If you want it off your property, you will need to evict the home via a judicial hearing with the proper notices. Once you get a writ, you will have to arrange for the mover to remove the home. If the home is worth something, the mover will be more interested because he will be able to arrange for a sale after proper notice. If the home is not worth anything and it should be scrapped, you might be able to get the town or city to condemn the home and then you can pay to have it hauled to the dump.

If you think it is worth keeping on your property (selling or renting it), you have to get ownership through the state’s procedure for abandoned homes. In Texas, it is clearly spelled out although it is a lengthy and tedious process. You will need to follow the state’s procedures to the letter (actually letters, registered as necessary).

It is an aggravation and it is fortunate that we have had to do it only a few times. There is no shortcut if you want to do it legally. A renter has no real claim to get title. You, as the landowner and owed money for lot rent have the claim. What you propose is not legal or wise. Your renter will never get clear title except by mistake or fraud and you do not want to be in the middle of this.

The procedure to rid yourself of the home is probably more expensive than the home is worth. In summary, unless the home is truly of value, I would try to get the town/city to condemn the home as an “attractive nuisance” and a danger to the community and find out how to get the home to the dump legally after that.

I had a tenant leave her home in Arizona and head back to Mexico. The home was just barely worth rehabbing. I worked with the DMV (?) office in town. I had to send a registered letter to the lady’s address of record, fill out a few forms, wait the required length of time, have someone come out to assess the value of the home, and that was it. The worst part was that I couldn’t get a permit to start rehabbing it until the title was in my name which took, as I remember, about two weeks. Process wasn’t really all that bad.
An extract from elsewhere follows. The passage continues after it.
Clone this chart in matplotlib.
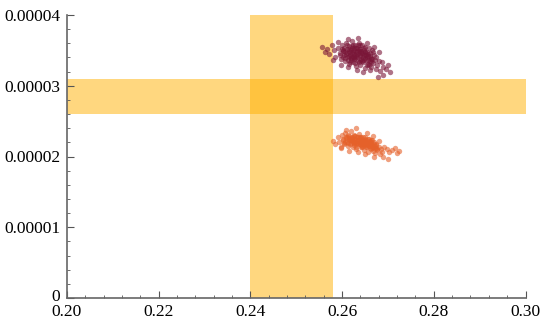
import numpy as np
import matplotlib
matplotlib.use('Agg')
import matplotlib.pyplot as plt
from matplotlib.ticker import MultipleLocator, FixedLocator, FuncFormatter
from matplotlib.transforms import ScaledTranslation

# dark red cluster (y in units of 1e-5)
red_x = [0.2556, 0.2563, 0.2571, 0.2578, 0.2582, 0.2585, 0.2590, 0.2592, 0.2595, 0.2597,
         0.2600, 0.2602, 0.2604, 0.2606, 0.2608, 0.2610, 0.2611, 0.2613, 0.2614, 0.2616,
         0.2617, 0.2618, 0.2620, 0.2621, 0.2622, 0.2623, 0.2624, 0.2626, 0.2627, 0.2628,
         0.2629, 0.2630, 0.2631, 0.2632, 0.2633, 0.2634, 0.2636, 0.2637, 0.2638, 0.2639,
         0.2640, 0.2641, 0.2643, 0.2644, 0.2645, 0.2646, 0.2648, 0.2649, 0.2650, 0.2651,
         0.2653, 0.2654, 0.2655, 0.2657, 0.2658, 0.2660, 0.2661, 0.2663, 0.2664, 0.2666,
         0.2667, 0.2669, 0.2671, 0.2673, 0.2675, 0.2677, 0.2680, 0.2683, 0.2686, 0.2690,
         0.2695, 0.2700, 0.2704, 0.2690, 0.2678, 0.2660, 0.2645, 0.2632, 0.2612, 0.2598,
         0.2580, 0.2568, 0.2612, 0.2635, 0.2655, 0.2670, 0.2680, 0.2626, 0.2619, 0.2640,
         0.2633, 0.2615, 0.2650, 0.2607, 0.2622, 0.2638, 0.2628, 0.2657,
         0.2595, 0.2601, 0.2605, 0.2609, 0.2612, 0.2616, 0.2619, 0.2621, 0.2624, 0.2627,
         0.2630, 0.2633, 0.2636, 0.2639, 0.2642, 0.2645, 0.2648, 0.2651, 0.2654, 0.2657,
         0.2660, 0.2663, 0.2603, 0.2610, 0.2618, 0.2625, 0.2631, 0.2637, 0.2644, 0.2650,
         0.2656, 0.2662, 0.2668, 0.2599, 0.2614, 0.2629, 0.2641, 0.2653, 0.2665, 0.2620,
         0.2635, 0.2647, 0.2659, 0.2607, 0.2623, 0.2638]
red_y = [3.55, 3.47, 3.45, 3.58, 3.50, 3.41, 3.62, 3.53, 3.46, 3.38,
         3.57, 3.49, 3.43, 3.35, 3.60, 3.52, 3.46, 3.40, 3.31, 3.56,
         3.48, 3.44, 3.37, 3.63, 3.53, 3.41, 3.33, 3.50, 3.45, 3.58,
         3.39, 3.28, 3.47, 3.54, 3.42, 3.35, 3.61, 3.49, 3.44, 3.30,
         3.52, 3.38, 3.46, 3.57, 3.41, 3.33, 3.50, 3.25, 3.44, 3.55,
         3.37, 3.48, 3.29, 3.42, 3.53, 3.35, 3.46, 3.39, 3.27, 3.50,
         3.32, 3.43, 3.36, 3.24, 3.40, 3.30, 3.35, 3.21, 3.33, 3.27,
         3.24, 3.30, 3.19, 3.15, 3.12, 3.22, 3.20, 3.22, 3.26, 3.30,
         3.37, 3.52, 3.66, 3.67, 3.60, 3.55, 3.47, 3.38, 3.50, 3.42,
         3.49, 3.42, 3.39, 3.48, 3.46, 3.36, 3.32, 3.31,
         3.44, 3.40, 3.54, 3.45, 3.36, 3.52, 3.41, 3.56, 3.47, 3.40,
         3.53, 3.45, 3.33, 3.58, 3.49, 3.37, 3.44, 3.48, 3.40, 3.36,
         3.42, 3.34, 3.51, 3.57, 3.33, 3.54, 3.41, 3.52, 3.35, 3.47,
         3.45, 3.38, 3.47, 3.52, 3.49, 3.43, 3.48, 3.43, 3.38, 3.39,
         3.57, 3.53, 3.30, 3.39, 3.58, 3.46]

# orange cluster (y in units of 1e-5)
orange_x = [0.2580, 0.2585, 0.2590, 0.2594, 0.2597, 0.2600, 0.2602, 0.2605, 0.2607, 0.2609,
            0.2611, 0.2613, 0.2615, 0.2617, 0.2619, 0.2620, 0.2622, 0.2623, 0.2625, 0.2626,
            0.2628, 0.2629, 0.2631, 0.2632, 0.2634, 0.2635, 0.2637, 0.2638, 0.2640, 0.2641,
            0.2642, 0.2644, 0.2645, 0.2647, 0.2648, 0.2650, 0.2651, 0.2653, 0.2654, 0.2656,
            0.2657, 0.2659, 0.2660, 0.2662, 0.2663, 0.2665, 0.2667, 0.2668, 0.2670, 0.2672,
            0.2673, 0.2675, 0.2677, 0.2680, 0.2682, 0.2685, 0.2688, 0.2692, 0.2697, 0.2702,
            0.2708, 0.2715, 0.2720, 0.2725, 0.2700, 0.2690, 0.2670, 0.2650, 0.2635, 0.2615,
            0.2598, 0.2608, 0.2630, 0.2655, 0.2668, 0.2680, 0.2646, 0.2638, 0.2652, 0.2632,
            0.2660, 0.2627, 0.2643, 0.2658, 0.2620, 0.2665, 0.2639, 0.2648, 0.2672, 0.2612,
            0.2601, 0.2606, 0.2610, 0.2614, 0.2618, 0.2621, 0.2624, 0.2627, 0.2630, 0.2633,
            0.2636, 0.2639, 0.2642, 0.2645, 0.2648, 0.2651, 0.2654, 0.2657, 0.2660, 0.2663,
            0.2666, 0.2669, 0.2604, 0.2612, 0.2619, 0.2626, 0.2634, 0.2641, 0.2649, 0.2656,
            0.2664, 0.2671, 0.2608, 0.2623, 0.2637, 0.2652, 0.2667, 0.2616, 0.2631, 0.2646,
            0.2661, 0.2676, 0.2628, 0.2644, 0.2659, 0.2674]
orange_y = [2.22, 2.17, 2.27, 2.20, 2.13, 2.30, 2.24, 2.18, 2.33, 2.26,
            2.21, 2.15, 2.29, 2.24, 2.19, 2.36, 2.27, 2.22, 2.16, 2.31,
            2.25, 2.20, 2.11, 2.28, 2.23, 2.17, 2.32, 2.26, 2.21, 2.14,
            2.28, 2.19, 2.24, 2.09, 2.16, 2.27, 2.21, 2.13, 2.18, 2.25,
            2.07, 2.15, 2.22, 2.11, 2.18, 2.24, 2.08, 2.14, 2.20, 2.05,
            2.12, 2.17, 2.09, 2.14, 2.04, 2.10, 2.07, 2.13, 2.10, 2.06,
            2.09, 2.12, 2.05, 2.08, 1.97, 2.00, 1.99, 2.03, 2.06, 2.08,
            2.12, 2.38, 2.40, 2.33, 2.29, 2.22, 2.18, 2.20, 2.16, 2.19,
            2.12, 2.23, 2.13, 2.19, 2.25, 2.16, 2.17, 2.22, 2.15, 2.19,
            2.25, 2.20, 2.28, 2.23, 2.17, 2.26, 2.21, 2.29, 2.18, 2.24,
            2.20, 2.27, 2.16, 2.23, 2.19, 2.25, 2.14, 2.21, 2.17, 2.23,
            2.12, 2.18, 2.19, 2.31, 2.23, 2.19, 2.27, 2.24, 2.20, 2.16,
            2.20, 2.12, 2.27, 2.13, 2.22, 2.23, 2.14, 2.26, 2.14, 2.27,
            2.19, 2.11, 2.29, 2.15, 2.25, 2.16]

# highlighted ranges
x_band = (0.240, 0.258)
y_band = (2.6e-5, 3.1e-5)

x_ticks = [0.20, 0.22, 0.24, 0.26, 0.28, 0.30]
y_ticks = [0, 1e-5, 2e-5, 3e-5, 4e-5]
y_labels = ['0', '0.00001', '0.00002', '0.00003', '0.00004']

plt.rcParams['font.family'] = ['Liberation Serif', 'DejaVu Serif']
plt.rcParams['font.size'] = 12.5

fig = plt.figure(figsize=(5.42, 3.22), dpi=100)
ax = fig.add_axes([67 / 542, 24 / 322, 458.5 / 542, 283 / 322])

ax.axvspan(*x_band, color='#FFB000', alpha=0.5, lw=0, zorder=1)
ax.axhspan(*y_band, color='#FFB000', alpha=0.5, lw=0, zorder=1)

ax.scatter(red_x, np.array(red_y) * 1e-5, s=15, color='#7A1638', alpha=0.6, lw=0, zorder=3)
ax.scatter(orange_x, np.array(orange_y) * 1e-5, s=15, color='#E5612A', alpha=0.6, lw=0, zorder=3)

ax.set_xlim(0.20, 0.30)
ax.set_ylim(0, 4e-5)
ax.xaxis.set_major_locator(FixedLocator(x_ticks))
ax.xaxis.set_major_formatter(FuncFormatter(lambda v, p: f'{v:.2f}'))
ax.xaxis.set_minor_locator(MultipleLocator(0.004))
ax.yaxis.set_major_locator(FixedLocator(y_ticks))
ax.set_yticklabels(y_labels)
ax.yaxis.set_minor_locator(MultipleLocator(2e-6))

for side in ['top', 'right']:
    ax.spines[side].set_visible(False)
for side in ['left', 'bottom']:
    ax.spines[side].set_color('#666666')
    ax.spines[side].set_linewidth(1.2)
ax.tick_params(which='both', direction='in', color='#555555', labelcolor='black')
ax.tick_params(which='major', length=5, width=0.8)
ax.tick_params(axis='x', which='major', pad=4.5)
ax.tick_params(axis='y', which='major', pad=5)
ax.tick_params(which='minor', length=2.5, width=0.6)

# nudge the "0" label up a little so it doesn't sit on top of "0.20"
zero_lab = ax.get_yticklabels()[0]
zero_lab.set_transform(zero_lab.get_transform() + ScaledTranslation(0, 3 / 100, fig.dpi_scale_trans))

fig.savefig('out.png', dpi=100)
Here’s another consideration when you are deciding whether to sell or demolish an older low value MH. When you sell a mobile home or manufactured home, you are generally selling a product. Every product you sell in the US must be reasonably fit for the purpose for which it is sold. Therefore, if you are selling an old MH and it catches fire due to a wiring defect and the tenants inside are killed, you’ve got a severe liability issue on hand. This applies even if you sold the home “as is, where is.”

For every home you sell, you should have at least a rudimentary electrical check on it to see if there are any obvious problems, then have whoever checked it put their analysis in writing. We’ve seen home fire product defect claims arise five years after the date of sale.